Prof. Aviram holds LL.B. and M.A. (criminology) degrees from Hebrew University of Jerusalem and a Ph.D. in Jurisprudence and Social Policy from UC Berkeley, where she studied as a Fulbright Fellow and a Regents Intern. She is a member of the California and Israel Bars. Prior to joining the Hastings faculty in 2007, she practiced as a military defense attorney in Israel and taught at Tel Aviv and Haifa Universities. See faculty profile.
About the book: In 1969, the world was shocked by a series of murders committed by Charles Manson and his “family” of followers. Although the defendants were sentenced to death in 1971, their sentences were commuted to life with parole in 1972; since 1978, they have been regularly attending parole hearings. Today all of the living defendants remain behind bars.
Relying on nearly fifty years of parole hearing transcripts, as well as interviews and archival materials, Hadar Aviram invites readers into the opaque world of the California parole process—a realm of almost unfettered administrative discretion, prison programming inadequacies, high-pitched emotions, and political pressures. Yesterday’s Monsters offers a fresh longitudinal perspective on extreme punishment.

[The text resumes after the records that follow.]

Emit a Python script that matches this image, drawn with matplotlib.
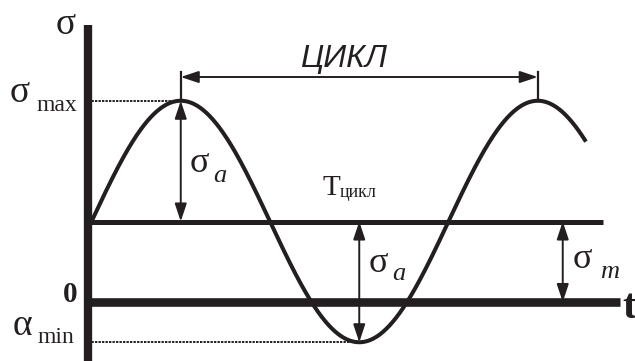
import numpy as np
import matplotlib
matplotlib.use('Agg')
from matplotlib import pyplot as plt

# cycle parameters (in arbitrary stress units, time in cycles)
T = 1.0            # period of one cycle
sigma_m = 1.0      # mean stress
sigma_a = 1.5      # stress amplitude
t_end = 1.385      # where the drawn curve stops
sigma_max = sigma_m + sigma_a
sigma_min = sigma_m - sigma_a

ink = '#231f20'
serif = ['Liberation Serif', 'DejaVu Serif']
sans = ['Liberation Sans', 'DejaVu Sans']

fig = plt.figure(figsize=(6.35, 3.61), dpi=100)
ax = fig.add_axes([0, 0, 1, 1])
# 357 px per period, 80.5 px per stress unit
ax.set_xlim(-91.5 / 357, (635 - 91.5) / 357)
ax.set_ylim(-59 / 80.5, 302 / 80.5)
ax.axis('off')

t_axis = -0.011
t = np.linspace(t_axis, t_end, 600)
sigma = sigma_m + sigma_a * np.sin(2 * np.pi * t / T)

# axes: stress axis and time axis
ax.plot([t_axis, t_axis], [-1, 3.44], color=ink, lw=6.0, solid_capstyle='butt')
ax.plot([-0.021, 1.48], [0, 0], color=ink, lw=6.2, solid_capstyle='butt')
# mean stress line
ax.plot([t_axis, 1.433], [sigma_m, sigma_m], color=ink, lw=3.6, solid_capstyle='butt')
# the stress curve
ax.plot(t, sigma, color=ink, lw=2.9, solid_capstyle='butt')

# dotted lines to max / min
ax.plot([t_axis, T / 4], [sigma_max, sigma_max], color=ink, lw=1.4, ls=(0, (1.2, 0.6)))
ax.plot([t_axis, 3 * T / 4], [sigma_min, sigma_min], color=ink, lw=1.4, ls=(0, (1.2, 0.6)))

arrow = dict(arrowstyle='<|-|>,head_length=0.9,head_width=0.3', color=ink, lw=1.4,
             shrinkA=0, shrinkB=0, mutation_scale=12)

# one cycle dimension line
y_dim = sigma_max + 0.295
ax.plot([T / 4, T / 4], [sigma_max, y_dim + 0.065], color=ink, lw=1.6)
ax.plot([5 * T / 4, 5 * T / 4], [sigma_max, y_dim + 0.065], color=ink, lw=1.6)
ax.annotate('', xy=(T / 4, y_dim), xytext=(5 * T / 4, y_dim), arrowprops=arrow)
ax.text(0.707, sigma_max + 0.415, 'ЦИКЛ', family=sans, style='italic', fontsize=23,
        color=ink, ha='center', va='baseline')

# amplitude and mean arrows
ax.annotate('', xy=(T / 4, sigma_max), xytext=(T / 4, sigma_m), arrowprops=arrow)
ax.annotate('', xy=(3 * T / 4, sigma_m), xytext=(3 * T / 4, sigma_min), arrowprops=arrow)
t_m = 1.32
ax.annotate('', xy=(t_m, sigma_m), xytext=(t_m, 0), arrowprops=arrow)

def sub_label(x, y, main, sub, size=26, sub_size=19, sub_dx=0.0, sub_dy=-0.12,
              sub_style='italic'):
    ax.text(x, y, main, family=serif, fontsize=size, color=ink, ha='left',
            va='baseline')
    ax.text(x + sub_dx, y + sub_dy, sub, family=serif, fontsize=sub_size,
            style=sub_style, color=ink, ha='left', va='baseline')

sub_label(0.275, 1.615, 'σ', 'a', sub_dx=0.066)
sub_label(0.775, 0.373, 'σ', 'a', sub_dx=0.066, sub_dy=-0.1)
sub_label(1.349, 0.42, 'σ', 'm', sub_dx=0.076)

# T_cycle label
ax.text(0.646, sigma_m + 0.33, 'T', family=serif, fontsize=21, color=ink,
        ha='left', va='baseline')
ax.text(0.696, sigma_m + 0.305, 'цикл', family=serif, fontsize=13, color=ink,
        ha='left', va='baseline')

# axis labels
ax.text(-0.101, 3.33, 'σ', family=serif, fontsize=27, color=ink, ha='left', va='baseline')
sub_label(-0.228, sigma_max - 0.02, 'σ', 'max', size=27, sub_size=17, sub_dx=0.074,
          sub_dy=-0.11, sub_style='normal')
sub_label(-0.22, -0.41, 'α', 'min', size=27, sub_size=17, sub_dx=0.07,
          sub_dy=-0.1, sub_style='normal')
ax.text(-0.08, 0.0, '0', family=serif, fontsize=21, fontweight='bold', color=ink,
        ha='left', va='baseline')
ax.text(1.486, -0.2, 't', family=serif, fontsize=30, fontweight='bold', color=ink,
        ha='left', va='baseline')

plt.savefig('out.png', dpi=100)
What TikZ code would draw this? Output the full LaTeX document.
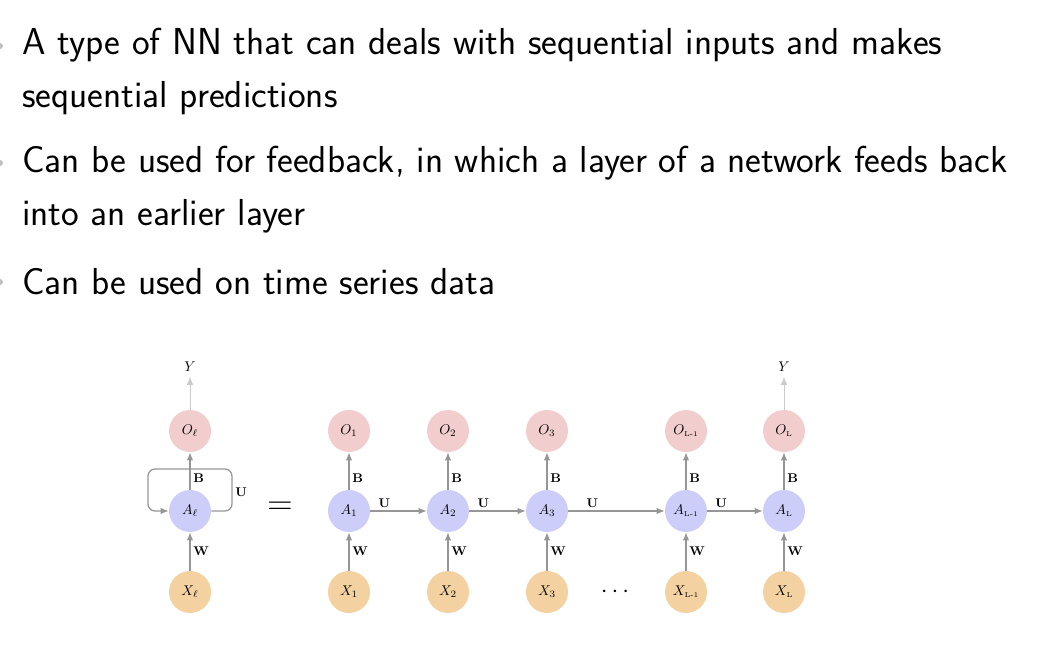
\documentclass[tikz,border=0pt]{standalone}
\usepackage{amsmath}
\usetikzlibrary{positioning,arrows.meta}
\definecolor{outc}{RGB}{242,205,206}
\definecolor{hidc}{RGB}{205,205,250}
\definecolor{inc}{RGB}{243,209,160}
\definecolor{edgec}{RGB}{150,150,150}
\tikzset{
  unit/.style={circle, draw=none, minimum size=1.05cm, inner sep=0pt, font=\normalsize},
  outn/.style={unit, fill=outc},
  hidn/.style={unit, fill=hidc},
  inn/.style={unit, fill=inc},
  link/.style={draw=edgec, line width=0.9pt, -{Latex[length=2mm,width=1.6mm]}},
  wlab/.style={font=\small, inner sep=2pt},
  bullet/.style={anchor=west, font=\sffamily\fontsize{26.7}{26}\selectfont, inner sep=0pt}
}
\newcommand{\sub}[1]{{\scriptscriptstyle\mathrm{#1}}}
\begin{document}
\begin{tikzpicture}[x=0.025cm, y=-0.025cm]
\useasboundingbox (0,0) rectangle (1046,668);
% slide text
\fill[edgec!60] (0,46) circle (3);
\fill[edgec!60] (0,163) circle (3);
\fill[edgec!60] (0,282) circle (3);
\node[bullet] (t1) at (22,45) {A type of NN that can deals with sequential inputs and makes};
\node[bullet] (t2) at (22,98) {sequential predictions};
\node[bullet] (t3) at (22,163) {Can be used for feedback, in which a layer of a network feeds back};
\node[bullet] (t4) at (22,216) {into an earlier layer};
\node[bullet] (t5) at (22,282) {Can be used on time series data};
% folded cell
\node[outn] (Ol) at (190,431) {$O_\ell$};
\node[hidn] (Al) at (190,511) {$A_\ell$};
\node[inn] (Xl) at (190,592) {$X_\ell$};
\node (Yl) at (190,367) {$Y$};
\draw[link] (Xl) -- node[wlab, right] {$\mathbf{W}$} (Al);
\draw[link] (Al) -- node[wlab, right, pos=0.3] {$\mathbf{B}$} (Ol);
\draw[link, draw=edgec!50, line width=0.5pt] (Ol) -- (Yl);
\draw[link, rounded corners=5pt] (Al.east) -- (232,511) -- (232,469)
  node[wlab, right, pos=0.45] {$\mathbf{U}$} -- (148,469) -- (148,511) -- (Al.west);
\node[font=\Huge] (eq) at (280,508) {$=$};
% unfolded
\foreach \x/\i [count=\k] in {349/1,448/2,547/3,686/{\sub{L\text{-}1}},784/{\sub{L}}} {
  \node[outn] (O\k) at (\x,431) {$O_{\i}$};
  \node[hidn] (A\k) at (\x,511) {$A_{\i}$};
  \node[inn] (X\k) at (\x,592) {$X_{\i}$};
  \draw[link] (X\k) -- node[wlab, right] {$\mathbf{W}$} (A\k);
  \draw[link] (A\k) -- node[wlab, right, pos=0.3] {$\mathbf{B}$} (O\k);
}
\foreach \a/\b in {1/2,2/3,3/4,4/5}
  \draw[link] (A\a) -- node[wlab, above, pos=0.25] {$\mathbf{U}$} (A\b);
\node (YL) at (784,367) {$Y$};
\draw[link, draw=edgec!50, line width=0.5pt] (O5) -- (YL);
\node[font=\LARGE] (dots) at (617,592) {$\cdots$};
\end{tikzpicture}
\end{document}
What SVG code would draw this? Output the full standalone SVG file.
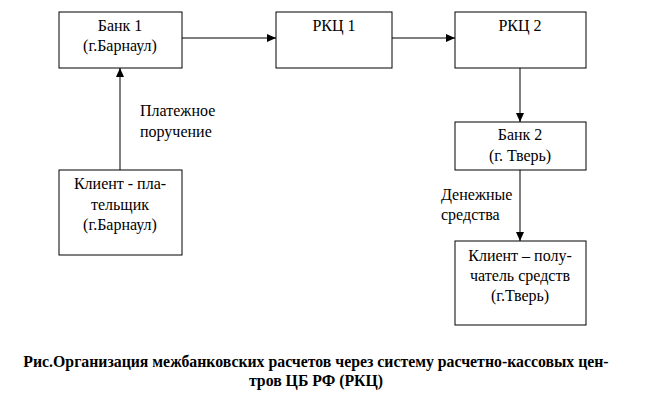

MARCH 11, 2021 — ONLINE BOOK TALK
William A. Darity and A. Kirsten Mullen
From Here to Equality: Reparations for Black Americans in the 21st Century
Joun us for the online book talk by William A. Darity and A. Kirsten Mullen, co-authors of From Here to Equality: Reparations for Black Americans in the 21st Century (UNC PRess, 2020). Their work confronts racial injustices head-on, and make the most comprehensive case to date for economic reparations for U.S. descendants of slavery. The book contains a stark assessment of the intergenerational effects of white supremacy on black economic well-being. Darity and Mullen examine past and present to measure the inequalities borne of slavery. Linking monetary values to historical wrongs, they assess the literal and figurative costs of justice denied in the 155 years since the end of the Civil War. The co-authors offer a detailed roadmap for an effective reparations program, including payment to each documented U.S. descendant of slavery. The event is sponsored by the UB Center for Diversity Innovation. Co-sponsors include The Baldy Center and UB's Office of Inclusive Excellence.